* [WHAT TO PRODUCE]: Write out the data below in full, unchanged, minus the images.

* [INFORMATION PROVIDED]:
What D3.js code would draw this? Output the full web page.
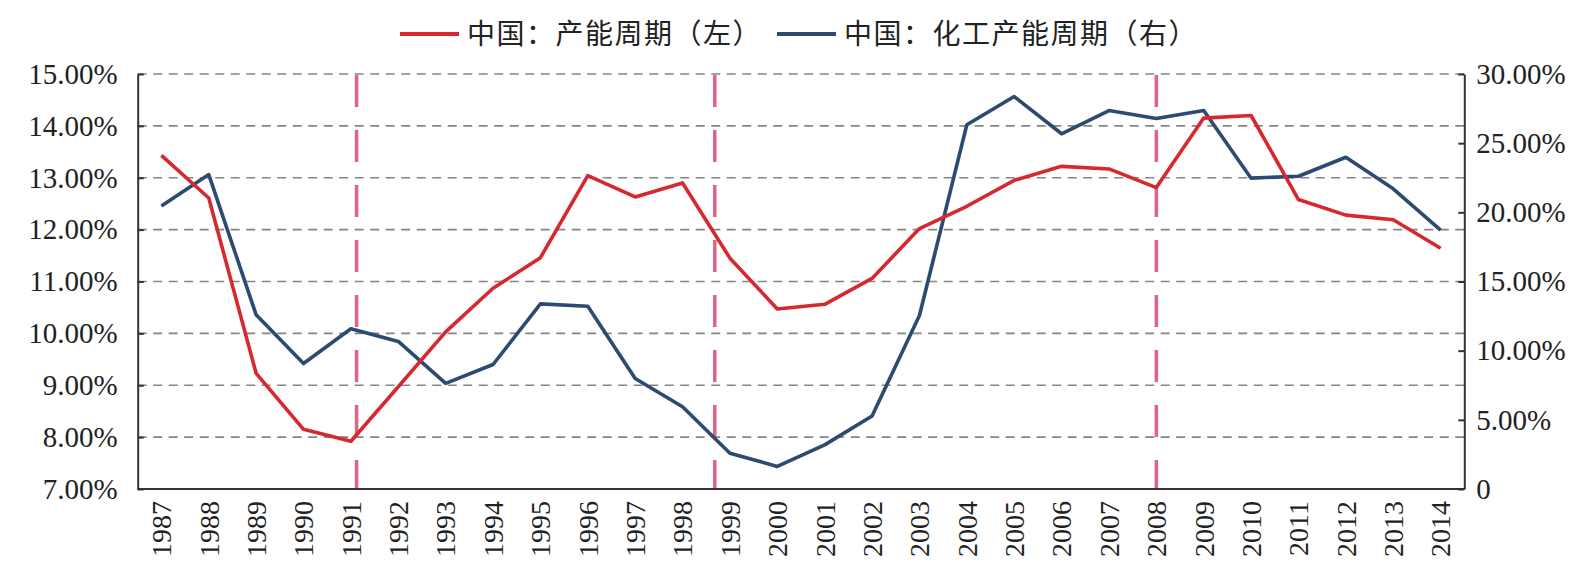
<!DOCTYPE html>
<html>
<head>
<meta charset="utf-8">
<script src="https://cdn.jsdelivr.net/npm/d3@7"></script>
<style>
  body { margin: 0; background: #fff; }
  svg { display: block; }
  .axis text { font-family: "Liberation Serif", "DejaVu Serif", serif; fill: #222; }
  .legend text { font-family: "Noto Sans CJK SC", sans-serif; fill: #222; }
</style>
</head>
<body>
<svg class="chart" width="1586" height="583"></svg>
<script>
// years on the category axis
let years = d3.range(1987, 2015);

// 中国：产能周期（左）, %
let capacityCycle = [13.43, 12.61, 9.23, 8.15, 7.92, 8.97, 10.03, 10.87, 11.46, 13.04,
  12.63, 12.90, 11.45, 10.47, 10.56, 11.06, 12.02, 12.45, 12.95, 13.22,
  13.17, 12.81, 14.15, 14.20, 12.58, 12.28, 12.19, 11.64];

// 中国：化工产能周期（右）, %
let chemCycle = [20.46, 22.73, 12.59, 9.07, 11.58, 10.67, 7.63, 9.00, 13.38, 13.21,
  7.99, 5.95, 2.59, 1.63, 3.19, 5.28, 12.54, 26.33, 28.37, 25.68,
  27.36, 26.79, 27.36, 22.47, 22.61, 23.98, 21.70, 18.71];

// vertical dashed markers (position in years)
let markers = [1991.12, 1998.68, 2008];

let leftTicks = [7, 8, 9, 10, 11, 12, 13, 14, 15];
let rightTicks = [0, 5, 10, 15, 20, 25, 30];

let seriesNames = ['中国：产能周期（左）', '中国：化工产能周期（右）'];
let seriesColors = ['#d7282f', '#2d4a72'];

let plot = {left: 137.7, right: 1464.3, top: 74, bottom: 489};

let x = d3.scaleLinear()
  .domain([years[0] - 0.5, years[years.length - 1] + 0.5])
  .range([plot.left, plot.right]);

let yL = d3.scaleLinear().domain([7, 15]).range([plot.bottom, plot.top]);
let yR = d3.scaleLinear().domain([0, 30]).range([plot.bottom, plot.top]);

let svg = d3.select('svg.chart');

// grid lines
svg.append('g')
  .attr('class', 'grid')
  .selectAll('line')
  .data(leftTicks.slice(1))
  .enter()
  .append('line')
  .attr('x1', plot.left)
  .attr('x2', plot.right)
  .attr('y1', d => yL(d))
  .attr('y2', d => yL(d))
  .style('stroke', '#858585')
  .style('stroke-width', 1.6)
  .style('stroke-dasharray', '9,6.5');

// vertical pink markers
svg.append('g')
  .attr('class', 'markers')
  .selectAll('line')
  .data(markers)
  .enter()
  .append('line')
  .attr('x1', d => x(d))
  .attr('x2', d => x(d))
  .attr('y1', plot.top + 1)
  .attr('y2', plot.bottom)
  .style('stroke', '#de6488')
  .style('stroke-width', 3.5)
  .style('stroke-dasharray', '32,23');

// left axis
svg.append('g')
  .attr('class', 'axis left')
  .attr('transform', `translate(${plot.left},0)`)
  .call(d3.axisLeft(yL)
    .tickValues(leftTicks)
    .tickSizeInner(-6)
    .tickSizeOuter(0)
    .tickPadding(20)
    .tickFormat(d => d3.format('.2f')(d) + '%'));

// right axis
svg.append('g')
  .attr('class', 'axis right')
  .attr('transform', `translate(${plot.right},0)`)
  .call(d3.axisRight(yR)
    .tickValues(rightTicks)
    .tickSizeInner(-6)
    .tickSizeOuter(0)
    .tickPadding(12)
    .tickFormat(d => d === 0 ? '0' : d3.format('.2f')(d) + '%'));

svg.selectAll('.axis text').style('font-size', '29px');
svg.selectAll('.axis path, .axis line')
  .style('stroke', '#333')
  .style('stroke-width', 2);

// bottom axis line
svg.append('line')
  .attr('x1', plot.left)
  .attr('x2', plot.right)
  .attr('y1', plot.bottom)
  .attr('y2', plot.bottom)
  .style('stroke', '#333')
  .style('stroke-width', 2);

// year labels
svg.append('g')
  .attr('class', 'axis bottom')
  .selectAll('text')
  .data(years)
  .enter()
  .append('text')
  .attr('transform', d => `translate(${x(d)},${plot.bottom + 12}) rotate(-90)`)
  .attr('text-anchor', 'end')
  .attr('dy', '0.35em')
  .style('font-size', '28px')
  .text(d => d);

// lines
let lineL = d3.line()
  .x((d, i) => x(years[i]))
  .y(d => yL(d));

let lineR = d3.line()
  .x((d, i) => x(years[i]))
  .y(d => yR(d));

svg.append('path')
  .datum(chemCycle)
  .attr('d', lineR)
  .style('fill', 'none')
  .style('stroke', seriesColors[1])
  .style('stroke-width', 3.6)
  .style('stroke-linejoin', 'round');

svg.append('path')
  .datum(capacityCycle)
  .attr('d', lineL)
  .style('fill', 'none')
  .style('stroke', seriesColors[0])
  .style('stroke-width', 3.6)
  .style('stroke-linejoin', 'round');

// legend
let legendPos = [400, 777];
let legend = svg.append('g').attr('class', 'legend');

let legendItem = legend.selectAll('g')
  .data(seriesNames)
  .enter()
  .append('g')
  .attr('transform', (d, i) => `translate(${legendPos[i]},34)`);

legendItem.append('line')
  .attr('x1', 0)
  .attr('x2', 59)
  .style('stroke', (d, i) => seriesColors[i])
  .style('stroke-width', 4);

legendItem.append('text')
  .attr('x', 67)
  .attr('dy', '0.36em')
  .style('font-size', '28px')
  .style('letter-spacing', '1.5px')
  .text(d => d);
</script>
</body>
</html>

* [EXERCISE OUTPUT]:
What D3.js code would draw this? Output the full web page.
<!DOCTYPE html>
<html>
<head>
<meta charset="utf-8">
<script src="https://cdn.jsdelivr.net/npm/d3@7"></script>
<style>
  body { margin: 0; background: #fff; }
  svg { display: block; }
  .axis text { font-family: "Liberation Serif", "DejaVu Serif", serif; fill: #222; }
  .legend text { font-family: "Noto Sans CJK SC", sans-serif; fill: #222; }
</style>
</head>
<body>
<svg class="chart" width="1586" height="583"></svg>
<script>
// years on the category axis
let years = d3.range(1987, 2015);

// 中国：产能周期（左）, %
let capacityCycle = [13.43, 12.61, 9.23, 8.15, 7.92, 8.97, 10.03, 10.87, 11.46, 13.04,
  12.63, 12.90, 11.45, 10.47, 10.56, 11.06, 12.02, 12.45, 12.95, 13.22,
  13.17, 12.81, 14.15, 14.20, 12.58, 12.28, 12.19, 11.64];

// 中国：化工产能周期（右）, %
let chemCycle = [20.46, 22.73, 12.59, 9.07, 11.58, 10.67, 7.63, 9.00, 13.38, 13.21,
  7.99, 5.95, 2.59, 1.63, 3.19, 5.28, 12.54, 26.33, 28.37, 25.68,
  27.36, 26.79, 27.36, 22.47, 22.61, 23.98, 21.70, 18.71];

// vertical dashed markers (position in years)
let markers = [1991.12, 1998.68, 2008];

let leftTicks = [7, 8, 9, 10, 11, 12, 13, 14, 15];
let rightTicks = [0, 5, 10, 15, 20, 25, 30];

let seriesNames = ['中国：产能周期（左）', '中国：化工产能周期（右）'];
let seriesColors = ['#d7282f', '#2d4a72'];

let plot = {left: 137.7, right: 1464.3, top: 74, bottom: 489};

let x = d3.scaleLinear()
  .domain([years[0] - 0.5, years[years.length - 1] + 0.5])
  .range([plot.left, plot.right]);

let yL = d3.scaleLinear().domain([7, 15]).range([plot.bottom, plot.top]);
let yR = d3.scaleLinear().domain([0, 30]).range([plot.bottom, plot.top]);

let svg = d3.select('svg.chart');

// grid lines
svg.append('g')
  .attr('class', 'grid')
  .selectAll('line')
  .data(leftTicks.slice(1))
  .enter()
  .append('line')
  .attr('x1', plot.left)
  .attr('x2', plot.right)
  .attr('y1', d => yL(d))
  .attr('y2', d => yL(d))
  .style('stroke', '#858585')
  .style('stroke-width', 1.6)
  .style('stroke-dasharray', '9,6.5');

// vertical pink markers
svg.append('g')
  .attr('class', 'markers')
  .selectAll('line')
  .data(markers)
  .enter()
  .append('line')
  .attr('x1', d => x(d))
  .attr('x2', d => x(d))
  .attr('y1', plot.top + 1)
  .attr('y2', plot.bottom)
  .style('stroke', '#de6488')
  .style('stroke-width', 3.5)
  .style('stroke-dasharray', '32,23');

// left axis
svg.append('g')
  .attr('class', 'axis left')
  .attr('transform', `translate(${plot.left},0)`)
  .call(d3.axisLeft(yL)
    .tickValues(leftTicks)
    .tickSizeInner(-6)
    .tickSizeOuter(0)
    .tickPadding(20)
    .tickFormat(d => d3.format('.2f')(d) + '%'));

// right axis
svg.append('g')
  .attr('class', 'axis right')
  .attr('transform', `translate(${plot.right},0)`)
  .call(d3.axisRight(yR)
    .tickValues(rightTicks)
    .tickSizeInner(-6)
    .tickSizeOuter(0)
    .tickPadding(12)
    .tickFormat(d => d === 0 ? '0' : d3.format('.2f')(d) + '%'));

svg.selectAll('.axis text').style('font-size', '29px');
svg.selectAll('.axis path, .axis line')
  .style('stroke', '#333')
  .style('stroke-width', 2);

// bottom axis line
svg.append('line')
  .attr('x1', plot.left)
  .attr('x2', plot.right)
  .attr('y1', plot.bottom)
  .attr('y2', plot.bottom)
  .style('stroke', '#333')
  .style('stroke-width', 2);

// year labels
svg.append('g')
  .attr('class', 'axis bottom')
  .selectAll('text')
  .data(years)
  .enter()
  .append('text')
  .attr('transform', d => `translate(${x(d)},${plot.bottom + 12}) rotate(-90)`)
  .attr('text-anchor', 'end')
  .attr('dy', '0.35em')
  .style('font-size', '28px')
  .text(d => d);

// lines
let lineL = d3.line()
  .x((d, i) => x(years[i]))
  .y(d => yL(d));

let lineR = d3.line()
  .x((d, i) => x(years[i]))
  .y(d => yR(d));

svg.append('path')
  .datum(chemCycle)
  .attr('d', lineR)
  .style('fill', 'none')
  .style('stroke', seriesColors[1])
  .style('stroke-width', 3.6)
  .style('stroke-linejoin', 'round');

svg.append('path')
  .datum(capacityCycle)
  .attr('d', lineL)
  .style('fill', 'none')
  .style('stroke', seriesColors[0])
  .style('stroke-width', 3.6)
  .style('stroke-linejoin', 'round');

// legend
let legendPos = [400, 777];
let legend = svg.append('g').attr('class', 'legend');

let legendItem = legend.selectAll('g')
  .data(seriesNames)
  .enter()
  .append('g')
  .attr('transform', (d, i) => `translate(${legendPos[i]},34)`);

legendItem.append('line')
  .attr('x1', 0)
  .attr('x2', 59)
  .style('stroke', (d, i) => seriesColors[i])
  .style('stroke-width', 4);

legendItem.append('text')
  .attr('x', 67)
  .attr('dy', '0.36em')
  .style('font-size', '28px')
  .style('letter-spacing', '1.5px')
  .text(d => d);
</script>
</body>
</html>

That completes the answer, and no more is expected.